Isaac Telio-Bejar ’16YC spent his youth in Mexico City and, on becoming an undergraduate in Yeshiva College, immediately enrolled in Paul Glassman’s Architectural Design Process, the foundational course of the architecture minor. He analyzed architect Mario Botta’s Casa Rotonda in Stabio, Switzerland, and developed his understanding of the principles of the house into a 300-square-foot hypothetical retreat for MacArthur Fellow Olivier Guyon, the French astronomer.
For a hypothetical small synagogue on the Wilf Campus, he adapted a Greek Revival prototype, Beth Elohim in Charleston, South Carolina. And with SketchUp skills from Architectural Design Studio, Isaac created a three-dimensional visualization of a satellite library to serve Wurzweiler School of Social Work students.

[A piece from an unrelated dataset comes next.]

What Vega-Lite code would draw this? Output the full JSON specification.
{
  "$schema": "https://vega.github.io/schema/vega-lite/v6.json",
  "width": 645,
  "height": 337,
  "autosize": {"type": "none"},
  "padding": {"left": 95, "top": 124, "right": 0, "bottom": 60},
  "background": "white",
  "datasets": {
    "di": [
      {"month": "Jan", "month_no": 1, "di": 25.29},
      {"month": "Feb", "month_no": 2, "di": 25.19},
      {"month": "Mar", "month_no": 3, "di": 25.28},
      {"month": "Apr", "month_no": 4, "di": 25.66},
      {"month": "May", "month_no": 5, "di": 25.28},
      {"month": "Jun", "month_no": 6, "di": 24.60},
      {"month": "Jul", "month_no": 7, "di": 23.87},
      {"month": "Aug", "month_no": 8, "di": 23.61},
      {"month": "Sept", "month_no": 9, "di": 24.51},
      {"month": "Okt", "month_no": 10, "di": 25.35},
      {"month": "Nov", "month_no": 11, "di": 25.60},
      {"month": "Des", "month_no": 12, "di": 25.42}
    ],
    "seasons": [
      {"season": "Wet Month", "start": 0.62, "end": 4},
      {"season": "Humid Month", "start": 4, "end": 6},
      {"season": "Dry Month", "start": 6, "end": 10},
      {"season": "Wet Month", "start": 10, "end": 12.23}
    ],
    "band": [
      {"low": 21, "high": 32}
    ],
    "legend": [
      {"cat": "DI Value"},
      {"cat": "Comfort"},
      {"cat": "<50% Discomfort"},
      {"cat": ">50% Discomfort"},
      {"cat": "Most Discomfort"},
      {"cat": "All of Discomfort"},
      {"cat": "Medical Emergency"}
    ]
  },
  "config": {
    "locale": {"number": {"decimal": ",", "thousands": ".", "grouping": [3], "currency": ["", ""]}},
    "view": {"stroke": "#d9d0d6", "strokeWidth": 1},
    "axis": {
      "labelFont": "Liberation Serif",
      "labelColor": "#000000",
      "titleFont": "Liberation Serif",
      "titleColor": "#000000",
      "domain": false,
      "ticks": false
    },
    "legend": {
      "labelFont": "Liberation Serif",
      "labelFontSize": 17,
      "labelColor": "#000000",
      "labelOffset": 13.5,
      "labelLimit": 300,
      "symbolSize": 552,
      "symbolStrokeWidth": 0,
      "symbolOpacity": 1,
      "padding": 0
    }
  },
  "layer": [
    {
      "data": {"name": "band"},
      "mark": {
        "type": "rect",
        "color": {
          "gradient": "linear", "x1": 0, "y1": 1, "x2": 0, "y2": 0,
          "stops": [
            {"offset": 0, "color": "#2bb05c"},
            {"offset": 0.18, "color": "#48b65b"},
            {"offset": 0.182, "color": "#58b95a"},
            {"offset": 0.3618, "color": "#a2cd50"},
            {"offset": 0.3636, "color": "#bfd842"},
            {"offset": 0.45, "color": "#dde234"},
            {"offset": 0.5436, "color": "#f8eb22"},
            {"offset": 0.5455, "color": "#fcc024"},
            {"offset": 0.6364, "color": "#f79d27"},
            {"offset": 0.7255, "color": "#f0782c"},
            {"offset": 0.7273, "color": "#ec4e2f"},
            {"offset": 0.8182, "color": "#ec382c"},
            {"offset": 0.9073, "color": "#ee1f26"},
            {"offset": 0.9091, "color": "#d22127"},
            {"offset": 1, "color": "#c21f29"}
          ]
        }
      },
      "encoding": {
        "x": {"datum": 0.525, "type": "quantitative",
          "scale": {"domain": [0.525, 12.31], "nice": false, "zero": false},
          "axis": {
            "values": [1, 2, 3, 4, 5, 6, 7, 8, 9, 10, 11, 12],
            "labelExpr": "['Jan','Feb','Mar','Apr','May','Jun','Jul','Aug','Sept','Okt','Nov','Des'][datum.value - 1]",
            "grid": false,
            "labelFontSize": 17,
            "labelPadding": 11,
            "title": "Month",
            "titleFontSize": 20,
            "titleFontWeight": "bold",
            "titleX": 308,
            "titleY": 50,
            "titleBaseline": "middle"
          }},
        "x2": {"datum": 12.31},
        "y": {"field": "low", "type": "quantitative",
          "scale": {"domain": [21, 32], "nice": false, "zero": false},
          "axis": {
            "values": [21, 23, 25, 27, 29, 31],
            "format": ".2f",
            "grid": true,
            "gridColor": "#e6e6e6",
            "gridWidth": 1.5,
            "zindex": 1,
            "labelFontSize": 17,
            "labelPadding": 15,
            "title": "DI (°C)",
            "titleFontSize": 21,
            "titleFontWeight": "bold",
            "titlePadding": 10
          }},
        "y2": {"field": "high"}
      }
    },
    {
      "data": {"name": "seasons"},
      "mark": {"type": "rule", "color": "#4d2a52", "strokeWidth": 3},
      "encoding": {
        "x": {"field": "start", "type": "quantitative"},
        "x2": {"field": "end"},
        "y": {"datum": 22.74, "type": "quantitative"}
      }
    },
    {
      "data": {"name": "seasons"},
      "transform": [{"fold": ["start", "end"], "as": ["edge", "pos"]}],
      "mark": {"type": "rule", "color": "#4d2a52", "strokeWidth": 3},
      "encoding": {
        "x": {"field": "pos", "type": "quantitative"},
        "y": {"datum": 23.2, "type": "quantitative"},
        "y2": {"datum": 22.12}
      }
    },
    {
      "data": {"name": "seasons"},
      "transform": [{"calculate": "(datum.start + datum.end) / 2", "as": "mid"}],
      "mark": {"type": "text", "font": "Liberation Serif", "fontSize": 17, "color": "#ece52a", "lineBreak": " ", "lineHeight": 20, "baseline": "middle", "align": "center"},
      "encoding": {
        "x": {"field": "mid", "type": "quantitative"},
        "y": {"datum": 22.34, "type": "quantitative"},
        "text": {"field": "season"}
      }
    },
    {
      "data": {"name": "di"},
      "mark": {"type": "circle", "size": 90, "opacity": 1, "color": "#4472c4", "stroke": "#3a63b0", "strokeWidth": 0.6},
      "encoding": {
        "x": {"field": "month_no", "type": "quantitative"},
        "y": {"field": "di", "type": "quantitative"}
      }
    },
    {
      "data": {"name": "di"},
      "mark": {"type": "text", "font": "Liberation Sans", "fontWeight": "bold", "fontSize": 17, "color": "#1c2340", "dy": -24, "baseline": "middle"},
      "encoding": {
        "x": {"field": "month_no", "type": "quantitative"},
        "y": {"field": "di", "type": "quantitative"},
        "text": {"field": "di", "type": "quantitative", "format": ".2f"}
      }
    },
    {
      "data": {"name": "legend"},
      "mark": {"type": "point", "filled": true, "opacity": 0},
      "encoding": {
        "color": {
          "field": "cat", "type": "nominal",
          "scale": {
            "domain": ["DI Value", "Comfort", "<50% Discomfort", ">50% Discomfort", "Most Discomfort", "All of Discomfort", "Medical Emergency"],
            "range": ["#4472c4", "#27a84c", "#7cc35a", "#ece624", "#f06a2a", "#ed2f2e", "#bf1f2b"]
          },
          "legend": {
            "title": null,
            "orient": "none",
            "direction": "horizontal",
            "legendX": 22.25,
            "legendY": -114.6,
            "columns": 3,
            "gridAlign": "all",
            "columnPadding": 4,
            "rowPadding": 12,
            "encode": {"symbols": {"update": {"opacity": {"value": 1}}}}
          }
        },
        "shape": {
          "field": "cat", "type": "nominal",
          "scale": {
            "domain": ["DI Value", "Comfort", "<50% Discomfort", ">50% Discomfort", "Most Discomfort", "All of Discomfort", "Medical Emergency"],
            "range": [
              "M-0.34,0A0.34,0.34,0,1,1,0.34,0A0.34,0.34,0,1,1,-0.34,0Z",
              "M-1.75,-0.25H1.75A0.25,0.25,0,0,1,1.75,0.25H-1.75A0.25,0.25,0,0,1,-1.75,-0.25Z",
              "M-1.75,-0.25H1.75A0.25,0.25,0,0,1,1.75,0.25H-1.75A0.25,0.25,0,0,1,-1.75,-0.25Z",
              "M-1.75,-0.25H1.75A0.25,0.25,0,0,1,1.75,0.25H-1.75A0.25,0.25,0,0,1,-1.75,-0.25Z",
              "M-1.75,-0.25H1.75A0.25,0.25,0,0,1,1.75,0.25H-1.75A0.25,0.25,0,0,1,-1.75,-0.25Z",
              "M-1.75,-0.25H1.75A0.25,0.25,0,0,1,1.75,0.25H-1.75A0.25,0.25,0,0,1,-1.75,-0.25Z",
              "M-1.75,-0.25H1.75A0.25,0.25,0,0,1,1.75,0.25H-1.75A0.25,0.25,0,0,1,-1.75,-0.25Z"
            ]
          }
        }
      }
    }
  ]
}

After graduating in 2016, Telio-Bejar knew he wanted to stay in New York City for a master of architecture degree, and he was one of three Yeshiva College students who enrolled in the Bernard and Anne Spitzer School of Architecture at the City College of New York that fall. Two years, later, in his Fall 2018 semester, Telio-Bejar was accepted to the Escola Tècnica Superior d’Arquitectura de Barcelona, studying with students from France, Italy, Sweden, Switzerland and Canada. Included in the semester was an intensive curriculum of four courses: Housing Studio, Architectural Representation, New York/Barcelona: A Study of Urban Fabrics and Graphic Analysis of Natural Surroundings.
Telio-Bejar notes that the pedagogical approach in Barcelona differs markedly from the American method. “I found the teaching to be a lot freer, less focused on craft of drawings and models and number of hours spent producing them, and more on experimental creation of spaces that are functional and interesting. However, the attention from instructors is a lot less personal—there weren’t real desk critiques but rather more formal reviews. Housing Studio focused on a residential building for over 150 people in the heart of 22@, an evolving neighborhood in the formerly industrial area of Poblenou in Barcelona.”
Telio-Bejar’s favorite assignment was the last project of Architectural Representation, where he explored the intersection of virtual reality and architecture. He created an interactive model of architect Ludwig Mies van der Rohe’s German Pavilion in Barcelona that visitors could walk within and explore, focusing on the representation of water, light and reflections.
During his summers, Telio-Bejar interned at Albo Liberis, an Israeli-Greek design partnership in Brooklyn. And upon graduating in Spring 2019, Isaac quickly secured a position as junior architect with Lu Ning Architecture, a full-service firm that integrates green practices.